Quantcast

Vandals’ ‘scratchiti’ makes woman wish for the days of graffiti

Vandals’ ‘scratchiti’ makes woman wish for the days of graffiti
Photo by Arthur De Gaeta

When one Kensington woman sees the front door of her building, the scratches on the glass look to her like fingernails on a blackboard sound.

Linda Dalton has lived at the building on E. Second Street between Albemarle Road and Caton Avenue since 1963, and she says in the five decades she’s been there nothing has marred her view of her home more than the scrawls that vandals have etched into the building’s glass doors.

“It makes the building look very run down and very seedy,” said Dalton, who says the vandalized windows have made her hesitant to invite guests over.

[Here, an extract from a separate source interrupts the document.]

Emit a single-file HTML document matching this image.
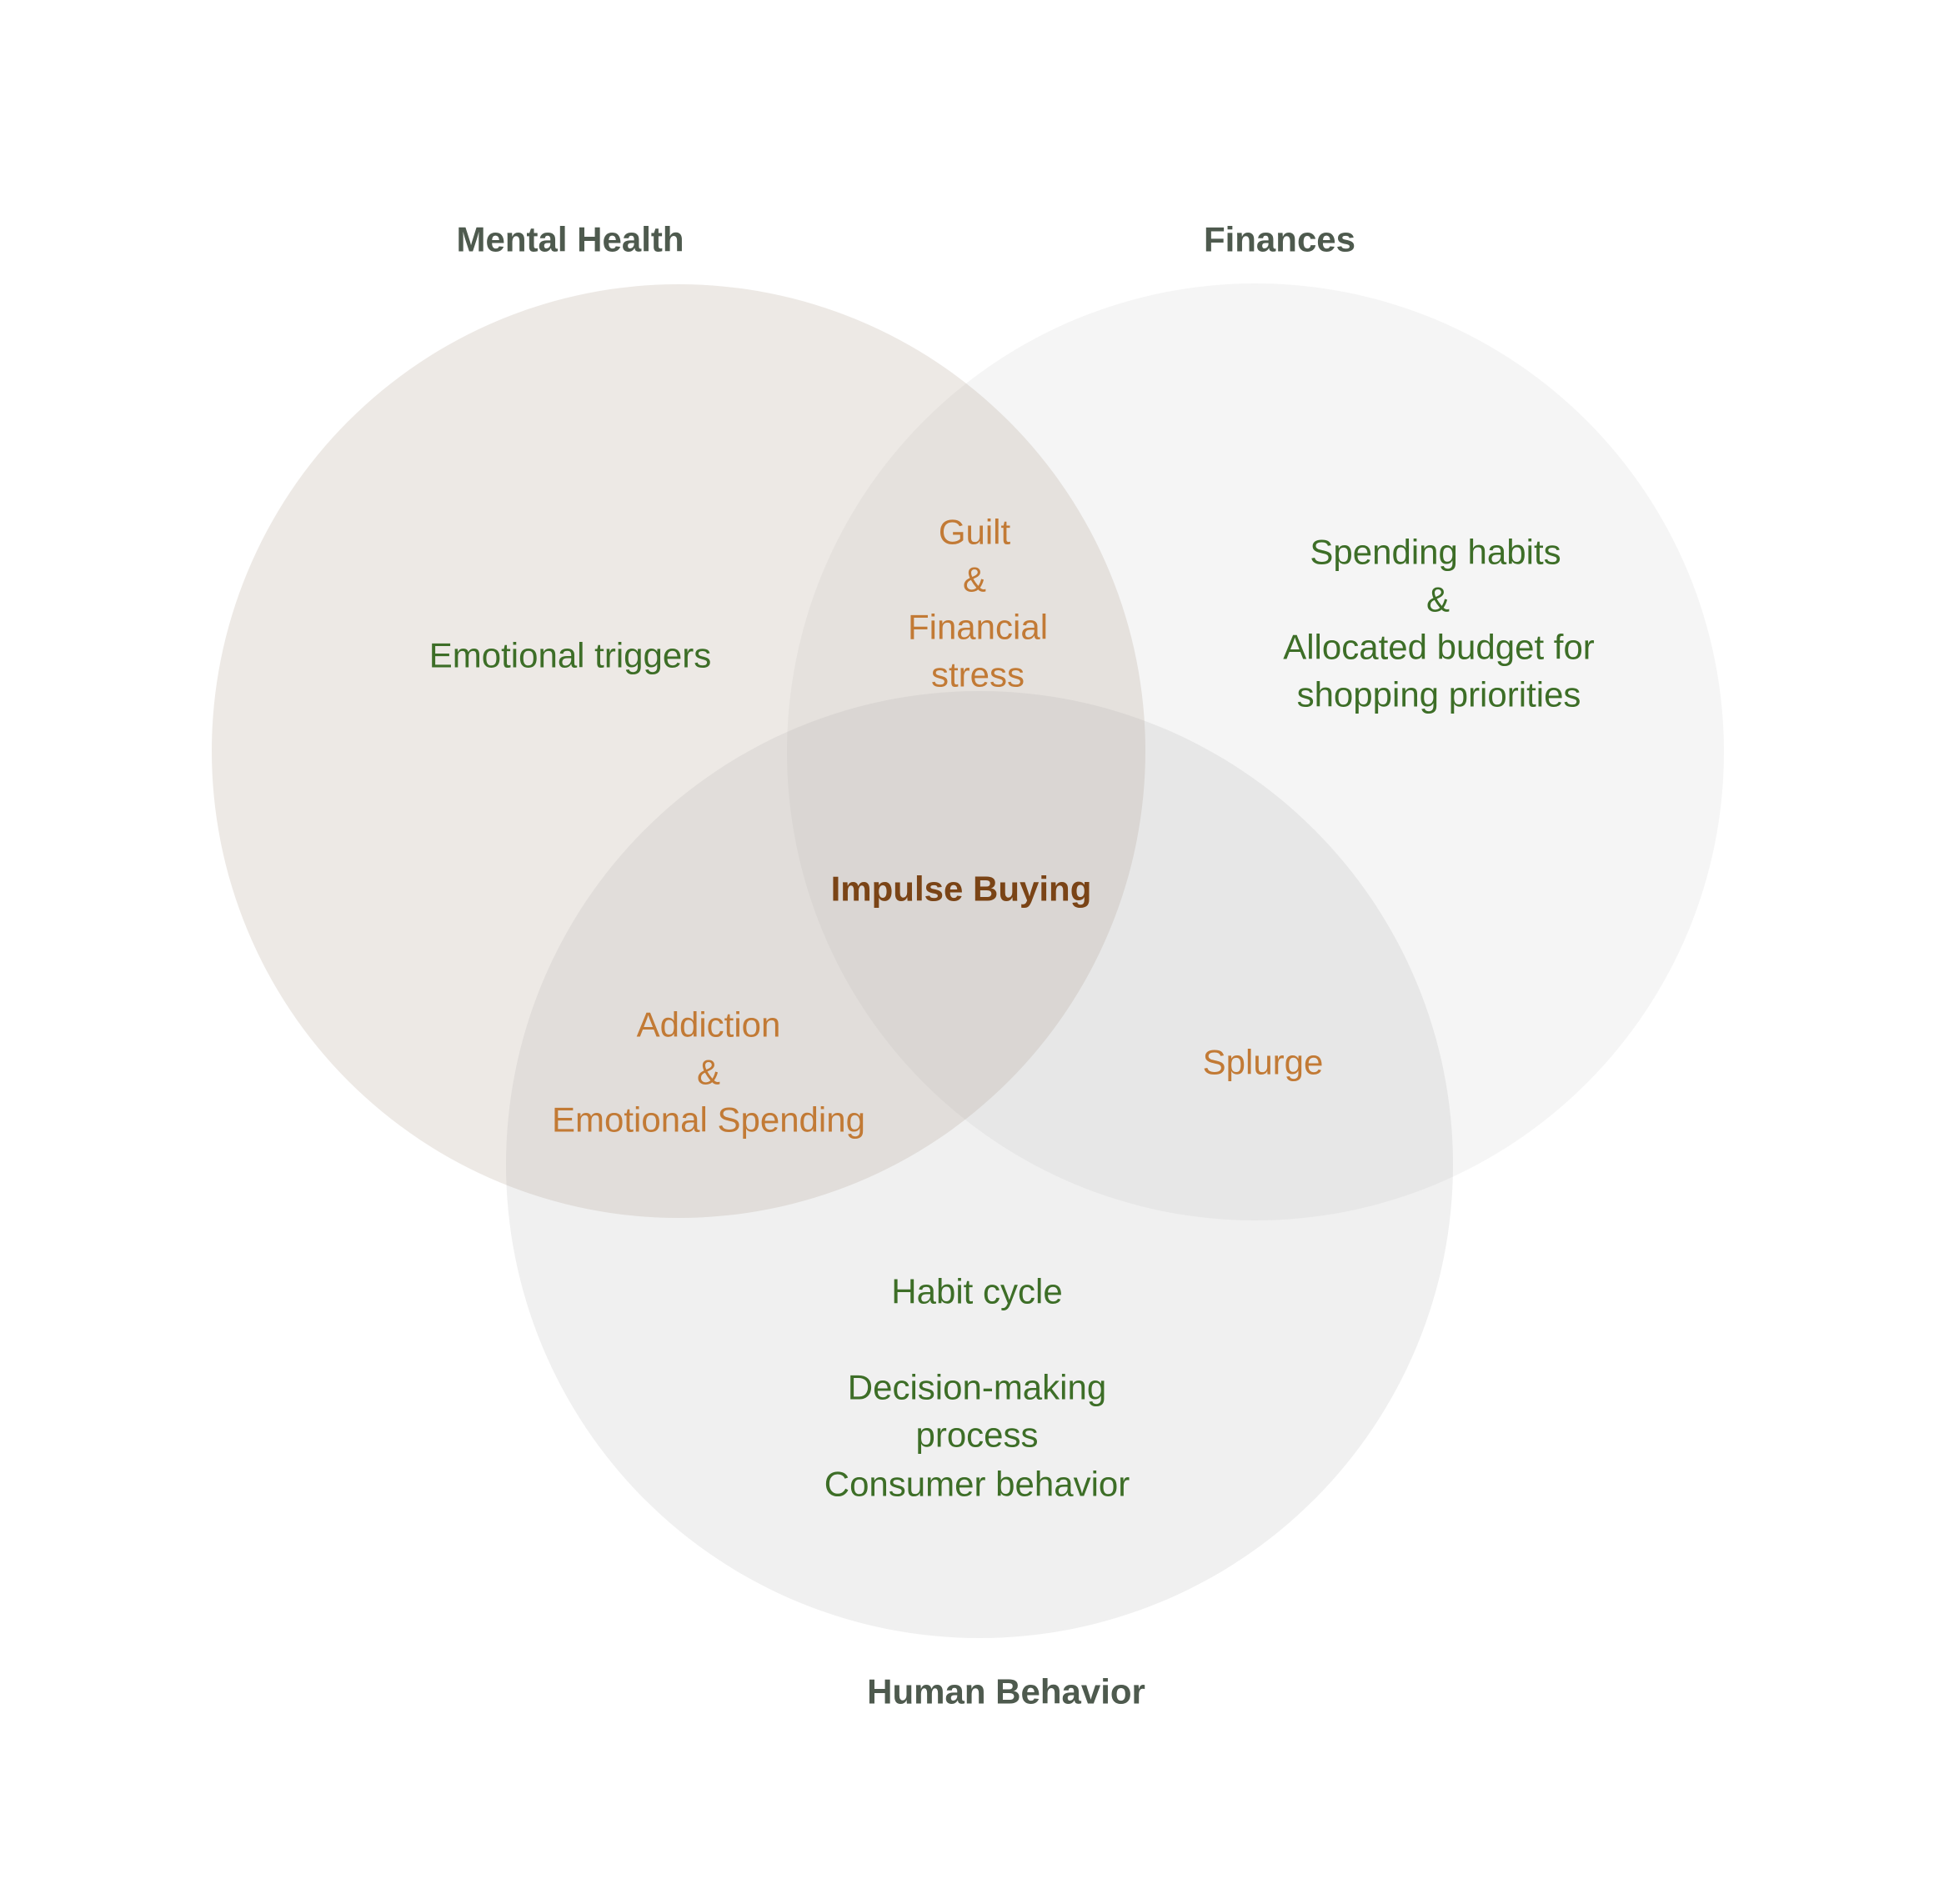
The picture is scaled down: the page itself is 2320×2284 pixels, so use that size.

The building’s front doors are etched with indecipherable letters that appear to be initials — a form of vandalism called scratchiti that grew in popularity after the Metropolitan Transportation Authority installed shatter resistant windows in its train cars that were easy to mark up with a knife, lava rock, nail file, or even a key. Once vandals caught on to how easy it was, they started tagging other glass surfaces around the city, launching a scourge that annoys the public and graffiti artists alike.

“Scratchiti is not much more well received by aerosol artists as it is by the general public,” according to @149St, a website dedicated to the history of graffiti in New York City. “Due to its nature, complex artistic efforts are not much of an option, making it unappealing for many in the aerosol art culture. Its one advantage for its creators is that it can not be erased.”

The results are ugly, primitive scrawls that are easy to make but expensive to remove, requiring the replacement of expensive plate glass rather than just a quick power wash.

“When I grew up we didn’t have this,” said Dalton. “Why are these landlords not forced to clean up these kind of disgraceful conditions?”

Building owners are required to keep properties in “good repair for tenants,” according to the Department of Housing Preservation and Development, but there’s a limit to what it can enforce. The department issued a violation on Jan. 13 for failure to replace scratch-damaged glass on the entrance door, but because the violation was not hazardous, it was not able to do anything else.

Dalton says she’s tried for years to get her landlord to fix the windows, and claims she’s even offered to pony up the $700 to replace the glass, but to no avail.

“I can’t prevent people from scratching it and if they scratch it again, it’s going to stay scratched,” said Ray Orfaly, the landlord of the building. “Of all the people she’s the only trouble I have. She’s been here forever. You know how much she pays? A two-bedroom $425 a month!”

Dalton doesn’t see it that way.

“We shouldn’t have to live like this!” she said.